Return every line below as is, leaving out the pictures.
☆ ☆ ☆ ☆ ☆ ☆ ☆
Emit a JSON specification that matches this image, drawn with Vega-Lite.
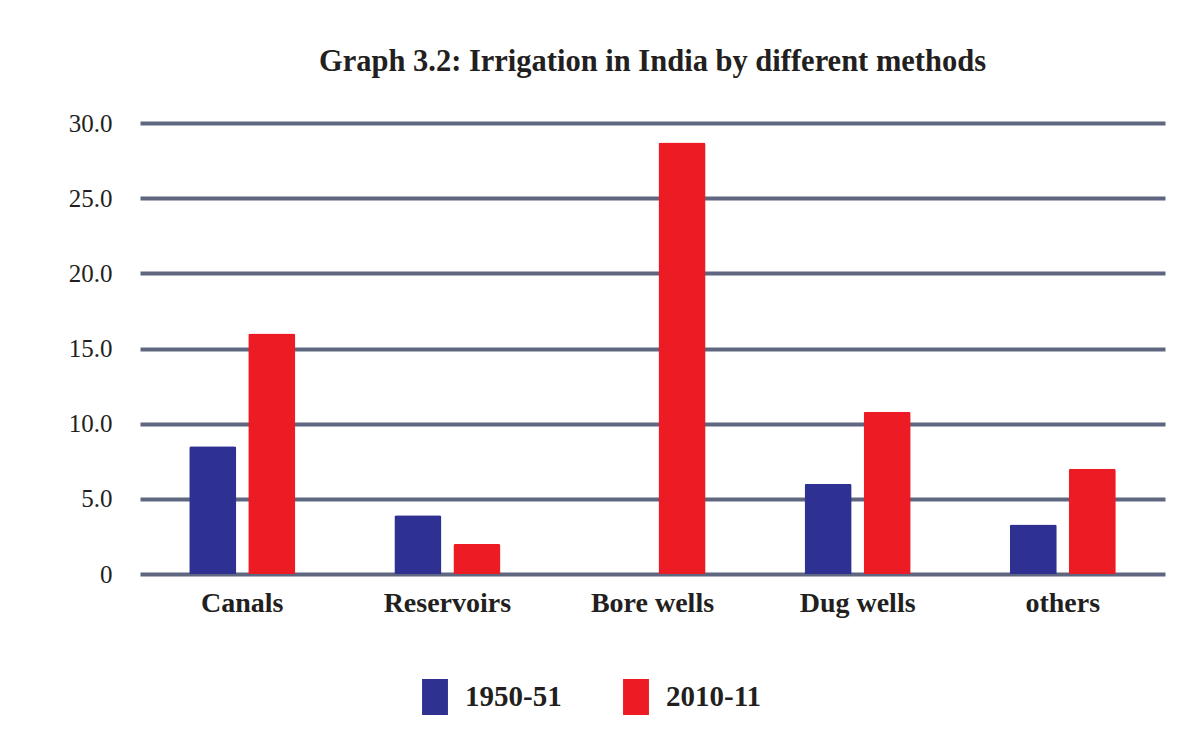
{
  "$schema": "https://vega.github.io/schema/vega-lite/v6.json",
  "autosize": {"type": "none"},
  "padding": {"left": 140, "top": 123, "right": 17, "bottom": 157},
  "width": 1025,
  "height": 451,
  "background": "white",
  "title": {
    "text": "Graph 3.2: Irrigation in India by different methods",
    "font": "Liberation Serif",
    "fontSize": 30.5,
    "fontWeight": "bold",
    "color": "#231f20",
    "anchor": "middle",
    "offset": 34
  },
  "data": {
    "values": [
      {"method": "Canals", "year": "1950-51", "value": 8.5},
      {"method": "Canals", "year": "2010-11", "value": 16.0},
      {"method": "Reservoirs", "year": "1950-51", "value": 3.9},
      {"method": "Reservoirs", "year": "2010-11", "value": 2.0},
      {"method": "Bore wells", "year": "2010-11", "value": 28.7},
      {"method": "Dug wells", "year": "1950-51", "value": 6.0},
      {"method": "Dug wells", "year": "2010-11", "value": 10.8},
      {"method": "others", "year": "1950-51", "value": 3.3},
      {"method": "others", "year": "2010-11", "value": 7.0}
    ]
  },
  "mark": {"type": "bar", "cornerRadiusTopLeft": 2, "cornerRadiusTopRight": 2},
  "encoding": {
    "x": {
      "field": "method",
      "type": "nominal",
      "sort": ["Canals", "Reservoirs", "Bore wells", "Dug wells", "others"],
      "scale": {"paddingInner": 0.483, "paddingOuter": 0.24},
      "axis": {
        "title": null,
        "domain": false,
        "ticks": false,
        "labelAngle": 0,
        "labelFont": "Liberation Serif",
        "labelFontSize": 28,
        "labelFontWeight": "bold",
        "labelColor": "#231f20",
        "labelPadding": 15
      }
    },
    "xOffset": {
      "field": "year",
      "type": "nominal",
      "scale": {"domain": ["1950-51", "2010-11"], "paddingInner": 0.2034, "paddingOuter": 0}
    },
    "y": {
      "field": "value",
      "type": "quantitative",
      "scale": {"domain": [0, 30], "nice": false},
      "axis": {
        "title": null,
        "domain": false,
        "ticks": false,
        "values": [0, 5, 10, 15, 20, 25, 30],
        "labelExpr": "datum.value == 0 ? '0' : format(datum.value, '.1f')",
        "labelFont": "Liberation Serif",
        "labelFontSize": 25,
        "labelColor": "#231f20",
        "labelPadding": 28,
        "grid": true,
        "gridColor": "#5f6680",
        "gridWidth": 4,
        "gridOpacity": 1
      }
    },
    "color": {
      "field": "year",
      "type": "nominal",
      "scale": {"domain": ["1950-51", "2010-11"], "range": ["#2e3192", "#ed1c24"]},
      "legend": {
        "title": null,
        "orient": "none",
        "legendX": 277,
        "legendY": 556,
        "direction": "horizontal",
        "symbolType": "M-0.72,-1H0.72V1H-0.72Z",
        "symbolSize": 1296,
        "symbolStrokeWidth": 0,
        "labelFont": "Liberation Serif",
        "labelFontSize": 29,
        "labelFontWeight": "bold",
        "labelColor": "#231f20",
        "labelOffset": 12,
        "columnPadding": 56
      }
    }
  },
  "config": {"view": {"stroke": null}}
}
☆ ☆ ☆ ☆ ☆ ☆ ☆
RESPONSE TO THE EXERCISE:
Emit a JSON specification that matches this image, drawn with Vega-Lite.
{
  "$schema": "https://vega.github.io/schema/vega-lite/v6.json",
  "autosize": {"type": "none"},
  "padding": {"left": 140, "top": 123, "right": 17, "bottom": 157},
  "width": 1025,
  "height": 451,
  "background": "white",
  "title": {
    "text": "Graph 3.2: Irrigation in India by different methods",
    "font": "Liberation Serif",
    "fontSize": 30.5,
    "fontWeight": "bold",
    "color": "#231f20",
    "anchor": "middle",
    "offset": 34
  },
  "data": {
    "values": [
      {"method": "Canals", "year": "1950-51", "value": 8.5},
      {"method": "Canals", "year": "2010-11", "value": 16.0},
      {"method": "Reservoirs", "year": "1950-51", "value": 3.9},
      {"method": "Reservoirs", "year": "2010-11", "value": 2.0},
      {"method": "Bore wells", "year": "2010-11", "value": 28.7},
      {"method": "Dug wells", "year": "1950-51", "value": 6.0},
      {"method": "Dug wells", "year": "2010-11", "value": 10.8},
      {"method": "others", "year": "1950-51", "value": 3.3},
      {"method": "others", "year": "2010-11", "value": 7.0}
    ]
  },
  "mark": {"type": "bar", "cornerRadiusTopLeft": 2, "cornerRadiusTopRight": 2},
  "encoding": {
    "x": {
      "field": "method",
      "type": "nominal",
      "sort": ["Canals", "Reservoirs", "Bore wells", "Dug wells", "others"],
      "scale": {"paddingInner": 0.483, "paddingOuter": 0.24},
      "axis": {
        "title": null,
        "domain": false,
        "ticks": false,
        "labelAngle": 0,
        "labelFont": "Liberation Serif",
        "labelFontSize": 28,
        "labelFontWeight": "bold",
        "labelColor": "#231f20",
        "labelPadding": 15
      }
    },
    "xOffset": {
      "field": "year",
      "type": "nominal",
      "scale": {"domain": ["1950-51", "2010-11"], "paddingInner": 0.2034, "paddingOuter": 0}
    },
    "y": {
      "field": "value",
      "type": "quantitative",
      "scale": {"domain": [0, 30], "nice": false},
      "axis": {
        "title": null,
        "domain": false,
        "ticks": false,
        "values": [0, 5, 10, 15, 20, 25, 30],
        "labelExpr": "datum.value == 0 ? '0' : format(datum.value, '.1f')",
        "labelFont": "Liberation Serif",
        "labelFontSize": 25,
        "labelColor": "#231f20",
        "labelPadding": 28,
        "grid": true,
        "gridColor": "#5f6680",
        "gridWidth": 4,
        "gridOpacity": 1
      }
    },
    "color": {
      "field": "year",
      "type": "nominal",
      "scale": {"domain": ["1950-51", "2010-11"], "range": ["#2e3192", "#ed1c24"]},
      "legend": {
        "title": null,
        "orient": "none",
        "legendX": 277,
        "legendY": 556,
        "direction": "horizontal",
        "symbolType": "M-0.72,-1H0.72V1H-0.72Z",
        "symbolSize": 1296,
        "symbolStrokeWidth": 0,
        "labelFont": "Liberation Serif",
        "labelFontSize": 29,
        "labelFontWeight": "bold",
        "labelColor": "#231f20",
        "labelOffset": 12,
        "columnPadding": 56
      }
    }
  },
  "config": {"view": {"stroke": null}}
}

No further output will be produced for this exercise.